## GOAL
Please output every line of the material as it stands, without the pictures.

☆ ☆ ☆ ☆ ☆

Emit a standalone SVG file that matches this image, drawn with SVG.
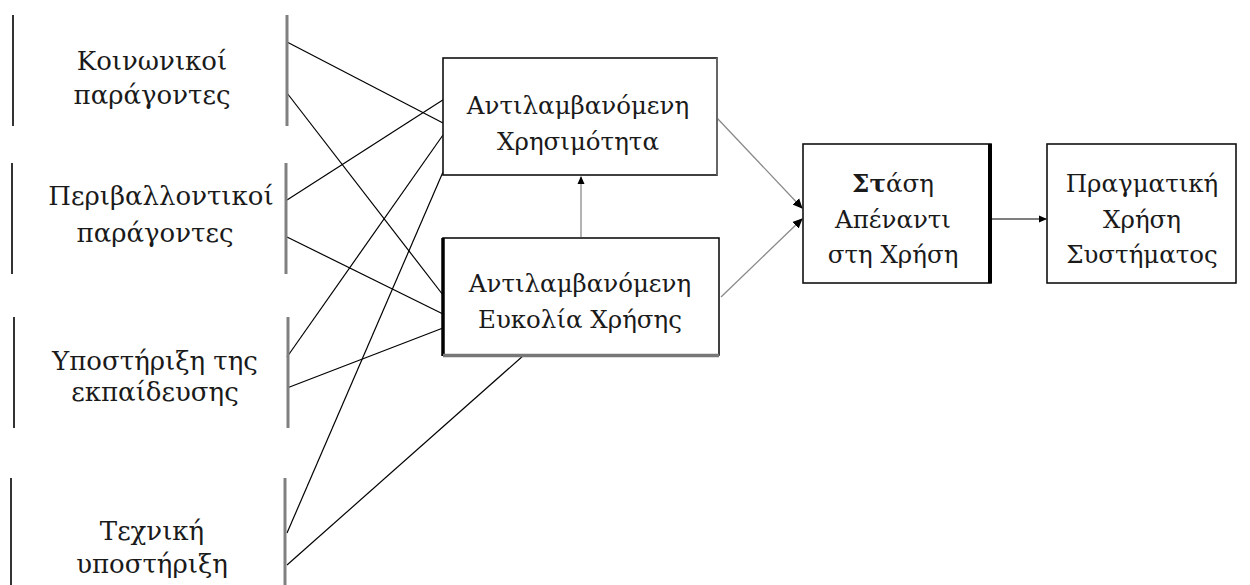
<svg xmlns="http://www.w3.org/2000/svg" width="1250" height="585" viewBox="0 0 1250 585">
<style>
text{font-family:"DejaVu Serif","Liberation Serif",serif;font-size:26px;fill:#1a1a1a;text-anchor:middle}
.bx text{font-size:24.5px}
.lb{stroke:#333;stroke-width:2}
.rb{stroke:#808080;stroke-width:3}
.ln{stroke:#000;stroke-width:1.2;fill:none}
.gl{stroke:#8a8a8a;stroke-width:1.3;fill:none}
.box{fill:#fff;stroke:#111;stroke-width:1.6}
</style>
<defs>
<marker id="ah" markerWidth="8" markerHeight="8" refX="7" refY="4" orient="auto" markerUnits="userSpaceOnUse">
<path d="M0,0.5 L8,4 L0,7.5 Z" fill="#000"/>
</marker>
<marker id="ahb" markerWidth="10" markerHeight="10" refX="9" refY="5" orient="auto" markerUnits="userSpaceOnUse">
<path d="M0,0.5 L10,5 L0,9.5 Z" fill="#000"/>
</marker>
</defs>
<g id="connectors">
<line class="ln" x1="287" y1="42" x2="443" y2="123"/>
<line class="ln" x1="287" y1="93" x2="443" y2="295"/>
<line class="ln" x1="287" y1="200" x2="449" y2="96"/>
<line class="ln" x1="287" y1="237" x2="443" y2="314"/>
<line class="ln" x1="287" y1="357" x2="443" y2="135"/>
<line class="ln" x1="287" y1="388" x2="443" y2="328"/>
<line class="ln" x1="287" y1="533" x2="443" y2="172"/>
<line class="ln" x1="287" y1="565" x2="524" y2="355"/>
<line class="gl" x1="581" y1="237" x2="581" y2="177" marker-end="url(#ah)"/>
<line class="gl" x1="717" y1="118" x2="802" y2="208" marker-end="url(#ahb)"/>
<line class="gl" x1="721" y1="297" x2="802" y2="219" marker-end="url(#ahb)"/>
<line class="ln" x1="992" y1="219" x2="1046" y2="219" marker-end="url(#ah)"/>
</g>
<g id="n-koinonikoi">
<line class="lb" x1="13" y1="15" x2="13" y2="126"/>
<line class="rb" x1="287" y1="15" x2="287" y2="126"/>
<text x="152" y="70">Κοινωνικοί</text>
<text x="152" y="104">παράγοντες</text>
</g>
<g id="n-perivallontikoi">
<line class="lb" x1="12" y1="163" x2="12" y2="274"/>
<line class="rb" x1="286" y1="163" x2="286" y2="274"/>
<text x="161" y="205">Περιβαλλοντικοί</text>
<text x="155" y="242">παράγοντες</text>
</g>
<g id="n-ekpaidefsi">
<line class="lb" x1="14" y1="317" x2="14" y2="428"/>
<line class="rb" x1="288" y1="317" x2="288" y2="428"/>
<text x="155" y="370">Υποστήριξη της</text>
<text x="155" y="401">εκπαίδευσης</text>
</g>
<g id="n-texniki">
<line class="lb" x1="11" y1="478" x2="11" y2="585"/>
<line class="rb" x1="285" y1="478" x2="285" y2="585"/>
<text x="152" y="540">Τεχνική</text>
<text x="152" y="573">υποστήριξη</text>
</g>
<g id="n-xrisimotita" class="bx">
<rect class="box" x="443" y="58" width="274" height="117"/>
<line x1="717" y1="58" x2="717" y2="175" stroke="#666" stroke-width="2"/>
<text x="578" y="114">Αντιλαμβανόμενη</text>
<text x="578" y="150">Χρησιμότητα</text>
</g>
<g id="n-efkolia" class="bx">
<rect class="box" x="443" y="238" width="276" height="117"/>
<line x1="443" y1="238" x2="443" y2="356" stroke="#000" stroke-width="3.5"/>
<line x1="443" y1="355.5" x2="719" y2="355.5" stroke="#777" stroke-width="3.5"/>
<text x="580" y="292">Αντιλαμβανόμενη</text>
<text x="580" y="328">Ευκολία Χρήσης</text>
</g>
<g id="n-stasi" class="bx">
<rect class="box" x="803" y="144" width="188" height="139"/>
<line x1="990" y1="144" x2="990" y2="283" stroke="#000" stroke-width="4"/>
<text x="893" y="192"><tspan font-weight="bold">Στ</tspan>άση</text>
<text x="893" y="228">Απέναντι</text>
<text x="893" y="263">στη Χρήση</text>
</g>
<g id="n-pragmatiki" class="bx">
<rect class="box" x="1047" y="144" width="189" height="139"/>
<text x="1142" y="192">Πραγματική</text>
<text x="1142" y="228">Χρήση</text>
<text x="1142" y="263">Συστήματος</text>
</g>
</svg>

☆ ☆ ☆ ☆ ☆

## TASK OUTPUT
Emit a standalone SVG file that matches this image, drawn with SVG.
<svg xmlns="http://www.w3.org/2000/svg" width="1250" height="585" viewBox="0 0 1250 585">
<style>
text{font-family:"DejaVu Serif","Liberation Serif",serif;font-size:26px;fill:#1a1a1a;text-anchor:middle}
.bx text{font-size:24.5px}
.lb{stroke:#333;stroke-width:2}
.rb{stroke:#808080;stroke-width:3}
.ln{stroke:#000;stroke-width:1.2;fill:none}
.gl{stroke:#8a8a8a;stroke-width:1.3;fill:none}
.box{fill:#fff;stroke:#111;stroke-width:1.6}
</style>
<defs>
<marker id="ah" markerWidth="8" markerHeight="8" refX="7" refY="4" orient="auto" markerUnits="userSpaceOnUse">
<path d="M0,0.5 L8,4 L0,7.5 Z" fill="#000"/>
</marker>
<marker id="ahb" markerWidth="10" markerHeight="10" refX="9" refY="5" orient="auto" markerUnits="userSpaceOnUse">
<path d="M0,0.5 L10,5 L0,9.5 Z" fill="#000"/>
</marker>
</defs>
<g id="connectors">
<line class="ln" x1="287" y1="42" x2="443" y2="123"/>
<line class="ln" x1="287" y1="93" x2="443" y2="295"/>
<line class="ln" x1="287" y1="200" x2="449" y2="96"/>
<line class="ln" x1="287" y1="237" x2="443" y2="314"/>
<line class="ln" x1="287" y1="357" x2="443" y2="135"/>
<line class="ln" x1="287" y1="388" x2="443" y2="328"/>
<line class="ln" x1="287" y1="533" x2="443" y2="172"/>
<line class="ln" x1="287" y1="565" x2="524" y2="355"/>
<line class="gl" x1="581" y1="237" x2="581" y2="177" marker-end="url(#ah)"/>
<line class="gl" x1="717" y1="118" x2="802" y2="208" marker-end="url(#ahb)"/>
<line class="gl" x1="721" y1="297" x2="802" y2="219" marker-end="url(#ahb)"/>
<line class="ln" x1="992" y1="219" x2="1046" y2="219" marker-end="url(#ah)"/>
</g>
<g id="n-koinonikoi">
<line class="lb" x1="13" y1="15" x2="13" y2="126"/>
<line class="rb" x1="287" y1="15" x2="287" y2="126"/>
<text x="152" y="70">Κοινωνικοί</text>
<text x="152" y="104">παράγοντες</text>
</g>
<g id="n-perivallontikoi">
<line class="lb" x1="12" y1="163" x2="12" y2="274"/>
<line class="rb" x1="286" y1="163" x2="286" y2="274"/>
<text x="161" y="205">Περιβαλλοντικοί</text>
<text x="155" y="242">παράγοντες</text>
</g>
<g id="n-ekpaidefsi">
<line class="lb" x1="14" y1="317" x2="14" y2="428"/>
<line class="rb" x1="288" y1="317" x2="288" y2="428"/>
<text x="155" y="370">Υποστήριξη της</text>
<text x="155" y="401">εκπαίδευσης</text>
</g>
<g id="n-texniki">
<line class="lb" x1="11" y1="478" x2="11" y2="585"/>
<line class="rb" x1="285" y1="478" x2="285" y2="585"/>
<text x="152" y="540">Τεχνική</text>
<text x="152" y="573">υποστήριξη</text>
</g>
<g id="n-xrisimotita" class="bx">
<rect class="box" x="443" y="58" width="274" height="117"/>
<line x1="717" y1="58" x2="717" y2="175" stroke="#666" stroke-width="2"/>
<text x="578" y="114">Αντιλαμβανόμενη</text>
<text x="578" y="150">Χρησιμότητα</text>
</g>
<g id="n-efkolia" class="bx">
<rect class="box" x="443" y="238" width="276" height="117"/>
<line x1="443" y1="238" x2="443" y2="356" stroke="#000" stroke-width="3.5"/>
<line x1="443" y1="355.5" x2="719" y2="355.5" stroke="#777" stroke-width="3.5"/>
<text x="580" y="292">Αντιλαμβανόμενη</text>
<text x="580" y="328">Ευκολία Χρήσης</text>
</g>
<g id="n-stasi" class="bx">
<rect class="box" x="803" y="144" width="188" height="139"/>
<line x1="990" y1="144" x2="990" y2="283" stroke="#000" stroke-width="4"/>
<text x="893" y="192"><tspan font-weight="bold">Στ</tspan>άση</text>
<text x="893" y="228">Απέναντι</text>
<text x="893" y="263">στη Χρήση</text>
</g>
<g id="n-pragmatiki" class="bx">
<rect class="box" x="1047" y="144" width="189" height="139"/>
<text x="1142" y="192">Πραγματική</text>
<text x="1142" y="228">Χρήση</text>
<text x="1142" y="263">Συστήματος</text>
</g>
</svg>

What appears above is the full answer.